> What needs to be done
Don't include pictures. Quote the lines below from the first through the line that contains "(ayu) at (338,1241)".

> Collected material
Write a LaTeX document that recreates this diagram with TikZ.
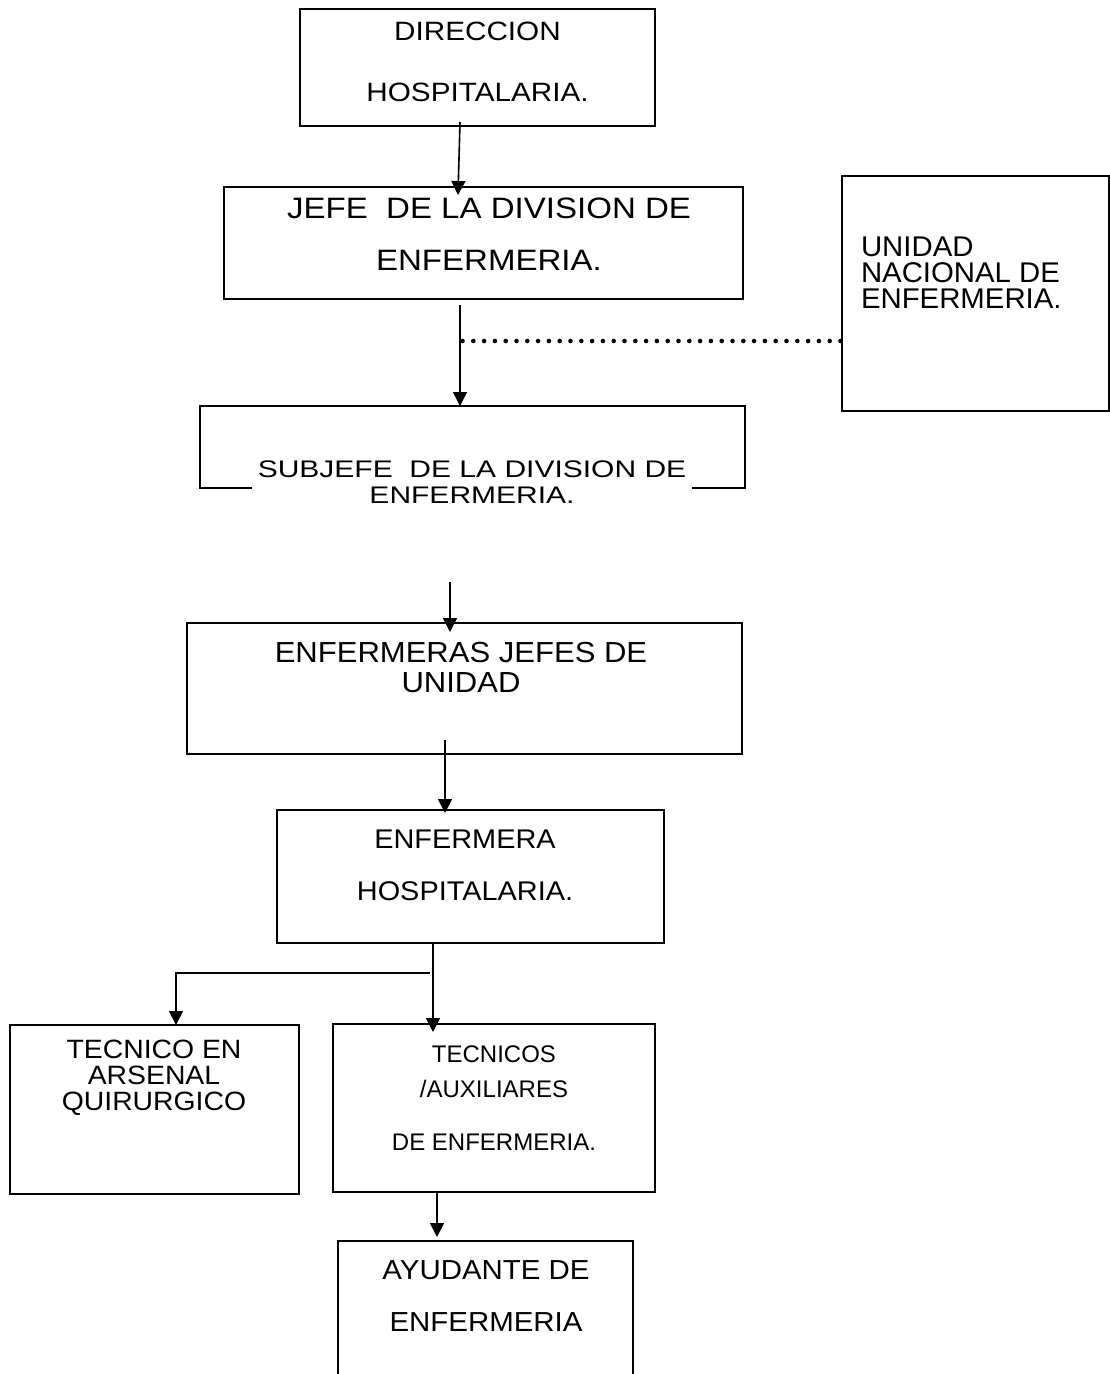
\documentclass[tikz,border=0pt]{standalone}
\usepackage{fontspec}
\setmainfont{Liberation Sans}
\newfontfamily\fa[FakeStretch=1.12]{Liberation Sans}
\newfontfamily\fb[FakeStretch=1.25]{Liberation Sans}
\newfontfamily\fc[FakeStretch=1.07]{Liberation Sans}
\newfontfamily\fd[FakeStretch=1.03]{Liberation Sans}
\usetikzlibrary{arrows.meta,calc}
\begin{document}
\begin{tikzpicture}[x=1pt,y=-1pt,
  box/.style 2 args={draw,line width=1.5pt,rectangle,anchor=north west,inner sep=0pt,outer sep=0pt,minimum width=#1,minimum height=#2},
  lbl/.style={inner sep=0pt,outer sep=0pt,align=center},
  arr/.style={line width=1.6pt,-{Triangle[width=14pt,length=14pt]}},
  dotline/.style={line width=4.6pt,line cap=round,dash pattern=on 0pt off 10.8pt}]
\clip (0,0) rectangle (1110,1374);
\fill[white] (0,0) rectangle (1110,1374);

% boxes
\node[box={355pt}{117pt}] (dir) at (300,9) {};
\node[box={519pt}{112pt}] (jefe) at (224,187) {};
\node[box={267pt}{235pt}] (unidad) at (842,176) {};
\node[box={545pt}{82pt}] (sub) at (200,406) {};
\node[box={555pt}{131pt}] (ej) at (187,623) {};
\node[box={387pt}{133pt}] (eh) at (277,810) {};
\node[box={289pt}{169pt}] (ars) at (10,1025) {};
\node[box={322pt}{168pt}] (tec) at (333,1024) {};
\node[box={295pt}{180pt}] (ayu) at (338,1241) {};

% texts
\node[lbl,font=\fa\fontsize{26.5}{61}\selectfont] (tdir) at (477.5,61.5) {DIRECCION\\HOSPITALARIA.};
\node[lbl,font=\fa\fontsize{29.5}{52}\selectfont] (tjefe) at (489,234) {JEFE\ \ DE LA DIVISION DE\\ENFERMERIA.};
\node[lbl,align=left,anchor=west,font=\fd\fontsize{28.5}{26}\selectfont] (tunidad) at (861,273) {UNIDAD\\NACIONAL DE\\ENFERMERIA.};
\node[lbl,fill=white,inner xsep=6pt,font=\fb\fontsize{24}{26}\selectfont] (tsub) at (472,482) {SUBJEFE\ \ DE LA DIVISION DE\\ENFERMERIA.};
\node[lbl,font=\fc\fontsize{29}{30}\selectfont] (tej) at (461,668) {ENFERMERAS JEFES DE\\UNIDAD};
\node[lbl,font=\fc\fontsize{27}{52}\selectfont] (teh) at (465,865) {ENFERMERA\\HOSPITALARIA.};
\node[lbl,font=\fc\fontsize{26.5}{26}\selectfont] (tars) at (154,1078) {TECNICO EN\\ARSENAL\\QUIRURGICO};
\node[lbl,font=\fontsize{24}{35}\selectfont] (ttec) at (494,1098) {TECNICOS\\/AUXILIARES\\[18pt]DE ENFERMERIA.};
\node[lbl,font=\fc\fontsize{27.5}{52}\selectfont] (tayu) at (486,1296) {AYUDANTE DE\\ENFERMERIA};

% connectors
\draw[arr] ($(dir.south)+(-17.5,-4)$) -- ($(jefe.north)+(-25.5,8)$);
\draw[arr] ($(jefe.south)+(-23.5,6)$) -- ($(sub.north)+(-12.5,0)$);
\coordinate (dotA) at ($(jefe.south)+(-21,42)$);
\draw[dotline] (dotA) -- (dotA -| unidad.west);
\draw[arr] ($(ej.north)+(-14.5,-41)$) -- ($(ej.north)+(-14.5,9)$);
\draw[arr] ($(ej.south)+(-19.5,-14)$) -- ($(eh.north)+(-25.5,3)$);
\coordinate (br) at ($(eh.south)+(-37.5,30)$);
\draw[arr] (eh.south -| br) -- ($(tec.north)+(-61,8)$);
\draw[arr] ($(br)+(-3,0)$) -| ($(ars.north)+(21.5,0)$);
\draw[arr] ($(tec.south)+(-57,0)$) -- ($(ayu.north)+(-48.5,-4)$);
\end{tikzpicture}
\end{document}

> Exercise result
Write a LaTeX document that recreates this diagram with TikZ.
\documentclass[tikz,border=0pt]{standalone}
\usepackage{fontspec}
\setmainfont{Liberation Sans}
\newfontfamily\fa[FakeStretch=1.12]{Liberation Sans}
\newfontfamily\fb[FakeStretch=1.25]{Liberation Sans}
\newfontfamily\fc[FakeStretch=1.07]{Liberation Sans}
\newfontfamily\fd[FakeStretch=1.03]{Liberation Sans}
\usetikzlibrary{arrows.meta,calc}
\begin{document}
\begin{tikzpicture}[x=1pt,y=-1pt,
  box/.style 2 args={draw,line width=1.5pt,rectangle,anchor=north west,inner sep=0pt,outer sep=0pt,minimum width=#1,minimum height=#2},
  lbl/.style={inner sep=0pt,outer sep=0pt,align=center},
  arr/.style={line width=1.6pt,-{Triangle[width=14pt,length=14pt]}},
  dotline/.style={line width=4.6pt,line cap=round,dash pattern=on 0pt off 10.8pt}]
\clip (0,0) rectangle (1110,1374);
\fill[white] (0,0) rectangle (1110,1374);

% boxes
\node[box={355pt}{117pt}] (dir) at (300,9) {};
\node[box={519pt}{112pt}] (jefe) at (224,187) {};
\node[box={267pt}{235pt}] (unidad) at (842,176) {};
\node[box={545pt}{82pt}] (sub) at (200,406) {};
\node[box={555pt}{131pt}] (ej) at (187,623) {};
\node[box={387pt}{133pt}] (eh) at (277,810) {};
\node[box={289pt}{169pt}] (ars) at (10,1025) {};
\node[box={322pt}{168pt}] (tec) at (333,1024) {};
\node[box={295pt}{180pt}] (ayu) at (338,1241) {};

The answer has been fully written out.